The `scipy.stats.ttest_ind` function is the primary tool for two-sample t-tests in Python. It automatically handles the more accurate `df` calculation.

In [1]:
import numpy as np
from scipy import stats

# --- Two-Sample t-test & Interval: Teaching Method Example ---
print("--- Two-Sample t-test & Interval Example ---")

# Summary statistics
n1, x_bar1, s1 = 40, 83.5, 5.2
n2, x_bar2, s2 = 50, 81.2, 4.8

# For a live test, we'd have the raw data. We'll simulate data that
# matches these statistics to use the scipy function.
np.random.seed(0) # for reproducibility
data1 = stats.norm.rvs(loc=x_bar1, scale=s1, size=n1)
data2 = stats.norm.rvs(loc=x_bar2, scale=s2, size=n2)

# --- Perform the Significance Test ---
# We set equal_var=False to perform Welch's t-test, which does not
# assume equal population variances and is the modern default. It handles df automatically.
t_stat, p_value = stats.ttest_ind(data1, data2, equal_var=False, alternative='two-sided')

print("\n--- Significance Test Results ---")
print(f"t-statistic: {t_stat:.4f}")
print(f"P-value: {p_value:.4f}\n") # This will be slightly different due to random sampling

alpha = 0.05
if p_value < alpha:
    print(f"Decision: Reject H₀, as P-value ({p_value:.4f}) < alpha ({alpha}).")
    print("Conclusion: There is evidence of a significant difference between the two teaching methods.")
else:
    print(f"Decision: Fail to reject H₀, as P-value ({p_value:.4f}) >= alpha ({alpha}).")
    print("Conclusion: There is not enough evidence to claim a difference between the methods.")

print("-" * 50)

# --- Construct the Confidence Interval Manually ---
print("\n--- Confidence Interval Calculation ---")
# Calculate the point estimate and standard error from the original summary stats
point_estimate = x_bar1 - x_bar2
se_diff = np.sqrt( (s1**2 / n1) + (s2**2 / n2) )

# Use the conservative degrees of freedom to find t*
df_conservative = min(n1 - 1, n2 - 1)
confidence = 0.95
t_star = stats.t.ppf((1 + confidence) / 2, df=df_conservative)
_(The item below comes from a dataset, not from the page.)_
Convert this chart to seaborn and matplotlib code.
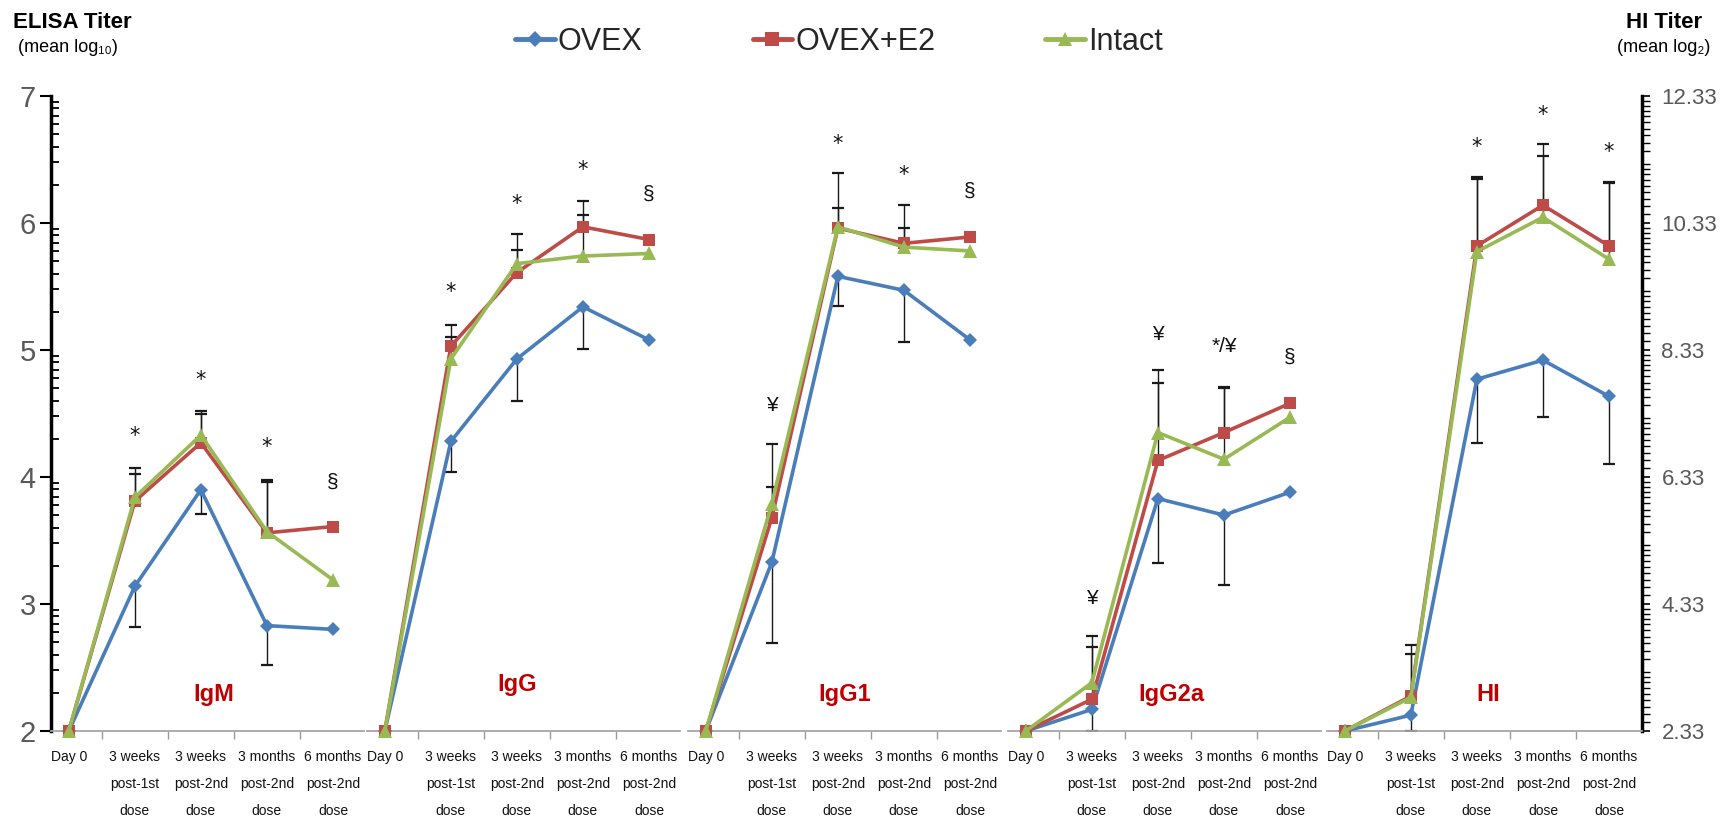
import numpy as np
import pandas as pd
import matplotlib
matplotlib.use("Agg")
import matplotlib.pyplot as plt
from matplotlib import font_manager as fm
from matplotlib.lines import Line2D
import seaborn as sns

# ---------------------------------------------------------------- data
timepoints = ["Day 0", "3 weeks\npost-1st\ndose", "3 weeks\npost-2nd\ndose",
              "3 months\npost-2nd\ndose", "6 months\npost-2nd\ndose"]
groups = ["OVEX", "OVEX+E2", "Intact"]
panels = ["IgM", "IgG", "IgG1", "IgG2a", "HI"]

# mean titers (ELISA panels: log10, HI panel: log2)
igm_ovex   = [2.0, 3.14, 3.90, 2.83, 2.80]
igm_e2     = [2.0, 3.81, 4.27, 3.56, 3.61]
igm_intact = [2.0, 3.84, 4.33, 3.57, 3.19]

igg_ovex   = [2.0, 4.28, 4.93, 5.34, 5.08]
igg_e2     = [2.0, 5.03, 5.61, 5.97, 5.87]
igg_intact = [2.0, 4.93, 5.68, 5.74, 5.76]

igg1_ovex   = [2.0, 3.33, 5.58, 5.47, 5.08]
igg1_e2     = [2.0, 3.68, 5.96, 5.84, 5.89]
igg1_intact = [2.0, 3.79, 5.97, 5.81, 5.78]

igg2a_ovex   = [2.0, 2.17, 3.83, 3.70, 3.88]
igg2a_e2     = [2.0, 2.25, 4.13, 4.35, 4.58]
igg2a_intact = [2.0, 2.38, 4.35, 4.14, 4.47]

hi_ovex   = [2.33, 2.58, 7.87, 8.17, 7.60]
hi_e2     = [2.33, 2.88, 9.97, 10.61, 9.97]
hi_intact = [2.33, 2.86, 9.88, 10.42, 9.76]

# error bars: OVEX drawn downwards, OVEX+E2 and Intact upwards
igm_ovex_err   = [0, 0.32, 0.19, 0.31, 0]
igm_e2_err     = [0, 0.26, 0.25, 0.42, 0]
igm_intact_err = [0, 0.18, 0.17, 0.39, 0]

igg_ovex_err   = [0, 0.24, 0.33, 0.33, 0]
igg_e2_err     = [0, 0.17, 0.30, 0.20, 0]
igg_intact_err = [0, 0.17, 0.11, 0.32, 0]

igg1_ovex_err   = [0, 0.64, 0.23, 0.41, 0]
igg1_e2_err     = [0, 0.24, 0.43, 0.30, 0]
igg1_intact_err = [0, 0.47, 0.15, 0.15, 0]

igg2a_ovex_err   = [0, 0.17, 0.51, 0.55, 0]
igg2a_e2_err     = [0, 0.41, 0.61, 0.36, 0]
igg2a_intact_err = [0, 0.37, 0.49, 0.56, 0]

hi_ovex_err   = [0, 0.25, 1.00, 0.90, 1.07]
hi_e2_err     = [0, 0.81, 1.09, 0.96, 1.00]
hi_intact_err = [0, 0.68, 1.15, 0.97, 1.20]

# significance marks and the height they are written at
igm_sig   = ["", "*", "*", "*", "\u00a7"]
igm_sig_y = [0, 4.32, 4.76, 4.24, 3.96]
igg_sig   = ["", "*", "*", "*", "\u00a7"]
igg_sig_y = [0, 5.46, 6.15, 6.42, 6.23]
igg1_sig   = ["", "\u00a5", "*", "*", "\u00a7"]
igg1_sig_y = [0, 4.56, 6.62, 6.38, 6.25]
igg2a_sig   = ["", "\u00a5", "\u00a5", "*/\u00a5", "\u00a7"]
igg2a_sig_y = [0, 3.04, 5.12, 5.03, 4.94]
hi_sig   = ["", "", "*", "*", "*"]
hi_sig_y = [0, 0, 11.53, 12.03, 11.45]

# ---------------------------------------------------------------- style
sns.set_theme(style="white")
names = {f.name for f in fm.fontManager.ttflist}
narrow = "Liberation Sans Narrow" if "Liberation Sans Narrow" in names else "Liberation Sans"
plt.rcParams["font.family"] = [narrow, "DejaVu Sans"]

colors = {"OVEX": "#4A7EBB", "OVEX+E2": "#BE4B48", "Intact": "#98B954"}
markers = {"OVEX": "D", "OVEX+E2": "s", "Intact": "^"}
msizes = {"OVEX": 7.5, "OVEX+E2": 8.5, "Intact": 9.5}

means = {
    "IgM": [igm_ovex, igm_e2, igm_intact],
    "IgG": [igg_ovex, igg_e2, igg_intact],
    "IgG1": [igg1_ovex, igg1_e2, igg1_intact],
    "IgG2a": [igg2a_ovex, igg2a_e2, igg2a_intact],
    "HI": [hi_ovex, hi_e2, hi_intact],
}
errs = {
    "IgM": [igm_ovex_err, igm_e2_err, igm_intact_err],
    "IgG": [igg_ovex_err, igg_e2_err, igg_intact_err],
    "IgG1": [igg1_ovex_err, igg1_e2_err, igg1_intact_err],
    "IgG2a": [igg2a_ovex_err, igg2a_e2_err, igg2a_intact_err],
    "HI": [hi_ovex_err, hi_e2_err, hi_intact_err],
}
sigs = {
    "IgM": (igm_sig, igm_sig_y), "IgG": (igg_sig, igg_sig_y),
    "IgG1": (igg1_sig, igg1_sig_y), "IgG2a": (igg2a_sig, igg2a_sig_y),
    "HI": (hi_sig, hi_sig_y),
}
label_x = {"IgM": 2.2, "IgG": 2.0, "IgG1": 2.1, "IgG2a": 2.2, "HI": 2.17}
label_y = {"IgM": 2.29, "IgG": 2.37, "IgG1": 2.29, "IgG2a": 2.29, "HI": 2.91}

W, H = 1726, 832
fig = plt.figure(figsize=(W / 100, H / 100), dpi=100)

# panel placement in pixels
lefts = [51, 367, 688, 1008, 1327]
widths = [313, 313, 313, 313, 315]
bottom = (H - 731) / H
height = (731 - 96) / H

pos = np.arange(len(timepoints))
axes = []
for i, name in enumerate(panels):
    ax = fig.add_axes([lefts[i] / W, bottom, widths[i] / W, height])
    axes.append(ax)
    is_hi = name == "HI"
    ax.set_xlim(-0.27, 4.47 if not is_hi else 4.5)
    ax.set_ylim((2.33, 12.33) if is_hi else (2, 7))

    # error bars (behind the lines)
    for g, vals, e in zip(groups, means[name], errs[name]):
        vals = np.asarray(vals)
        e = np.asarray(e)
        m = e > 0
        sign = -1 if g == "OVEX" else 1
        ends = vals + sign * e
        ax.vlines(pos[m], vals[m], ends[m], color="#1a1a1a", lw=1.0, zorder=1)
        ax.plot(pos[m], ends[m], ls="none", marker="_", ms=8, mew=1.6,
                color="#1a1a1a", zorder=1)

    # mean lines
    for g, vals in zip(groups, means[name]):
        df = pd.DataFrame({"time": pos, "titer": vals})
        sns.lineplot(data=df, x="time", y="titer", ax=ax, color=colors[g],
                     marker=markers[g], markersize=msizes[g], markeredgewidth=0,
                     linewidth=2.6, clip_on=False, sort=False, errorbar=None,
                     zorder=3)

    # significance marks
    s_txt, s_y = sigs[name]
    for x, t, y in zip(pos, s_txt, s_y):
        if t:
            ax.text(x, y, t, ha="center", va="center", fontsize=15,
                    color="#111111", family=["DejaVu Sans"] if t == "*" else None)

    ax.text(label_x[name], label_y[name], name, ha="center", va="center",
            fontsize=17, fontweight="bold", color="#C00000",
            family=["Liberation Sans", "DejaVu Sans"])

    ax.set_xlabel("")
    ax.set_ylabel("")
    ax.set_xticks(pos)
    ax.set_xticklabels(timepoints, fontsize=10, linespacing=2.15, color="#111111")
    ax.set_xticks(pos[:-1] + 0.5, minor=True)
    ax.tick_params(axis="x", which="major", length=0, pad=14)
    ax.tick_params(axis="x", which="minor", length=6, width=1, color="#9a9a9a",
                   direction="out", bottom=True)
    for sp in ["top", "left", "right"]:
        ax.spines[sp].set_visible(False)
    ax.spines["bottom"].set_color("#a6a6a6")
    ax.spines["bottom"].set_linewidth(1.3)
    ax.set_yticks([])

# ELISA axis (left)
ax0 = axes[0]
ax0.spines["left"].set_visible(True)
ax0.spines["left"].set_color("black")
ax0.spines["left"].set_linewidth(2.5)
ax0.set_yticks(np.arange(2, 8))
ax0.set_yticklabels([str(v) for v in range(2, 8)])
ax0.set_yticks([n + np.log10(k) for n in range(2, 7) for k in range(2, 10)], minor=True)
ax0.tick_params(axis="y", which="major", left=True, length=8, width=1.5,
                color="black", direction="out", labelsize=21, labelcolor="#595959", pad=3)
ax0.tick_params(axis="y", which="minor", left=True, length=6, width=1.3,
                color="black", direction="in")

# HI axis (right)
ax5 = axes[-1]
ax5.spines["right"].set_visible(True)
ax5.spines["right"].set_color("black")
ax5.spines["right"].set_linewidth(2.5)
ax5.yaxis.tick_right()
hi_ticks = np.arange(2.33, 12.34, 2)
ax5.set_yticks(hi_ticks)
ax5.set_yticklabels([f"{v:.2f}" for v in hi_ticks])
ax5.set_yticks([2.33 + n + np.log2(1 + j / 10) for n in range(10) for j in range(1, 10)],
               minor=True)
ax5.tick_params(axis="y", which="major", right=True, left=False, length=6, width=1.2,
                color="black", direction="out", labelsize=16, labelcolor="#595959", pad=8)
ax5.tick_params(axis="y", which="minor", right=True, left=False, length=6, width=1.0,
                color="black", direction="out")

# axis titles
fig.text(72 / W, 1 - 22 / H, "ELISA Titer", ha="center", va="center",
         fontsize=16, fontweight="bold", color="black")
fig.text(68 / W, 1 - 48 / H, "(mean log\u2081\u2080)", ha="center", va="center",
         fontsize=13, color="black")
fig.text(1664 / W, 1 - 22 / H, "HI Titer", ha="center", va="center",
         fontsize=16, fontweight="bold", color="black")
fig.text(1664 / W, 1 - 48 / H, "(mean log\u2082)", ha="center", va="center",
         fontsize=13, color="black")

# legend
handles = [Line2D([], [], color=colors[g], marker=markers[g], markersize=msizes[g] + 1,
                  markeredgewidth=0, linewidth=3.5) for g in groups]
fig.legend(handles, groups, loc="center", bbox_to_anchor=(0.486, 1 - 42 / H),
           ncol=3, frameon=False, fontsize=22, handlelength=1.3,
           handletextpad=0.1, columnspacing=3.6)

fig.savefig("out.png", dpi=100)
# Calculate margin of error and the interval
margin_of_error = t_star * se_diff
lower_bound = point_estimate - margin_of_error
upper_bound = point_estimate + margin_of_error

print(f"Point Estimate (x̄₁ - x̄₂): {point_estimate:.3f}")
print(f"Standard Error: {se_diff:.3f}")
print(f"Conservative df: {df_conservative}")
print(f"Critical t* for 95% confidence: {t_star:.3f}\n")
print(f"95% Confidence Interval: ({lower_bound:.3f}, {upper_bound:.3f})")
print("Conclusion: We are 95% confident that this interval captures the true difference in mean scores.")


--- Two-Sample t-test & Interval Example ---

--- Significance Test Results ---
t-statistic: 4.6428
P-value: 0.0000

Decision: Reject H₀, as P-value (0.0000) < alpha (0.05).
Conclusion: There is evidence of a significant difference between the two teaching methods.
--------------------------------------------------

--- Confidence Interval Calculation ---
Point Estimate (x̄₁ - x̄₂): 2.300
Standard Error: 1.066
Conservative df: 39
Critical t* for 95% confidence: 2.023

95% Confidence Interval: (0.143, 4.457)
Conclusion: We are 95% confident that this interval captures the true difference in mean scores.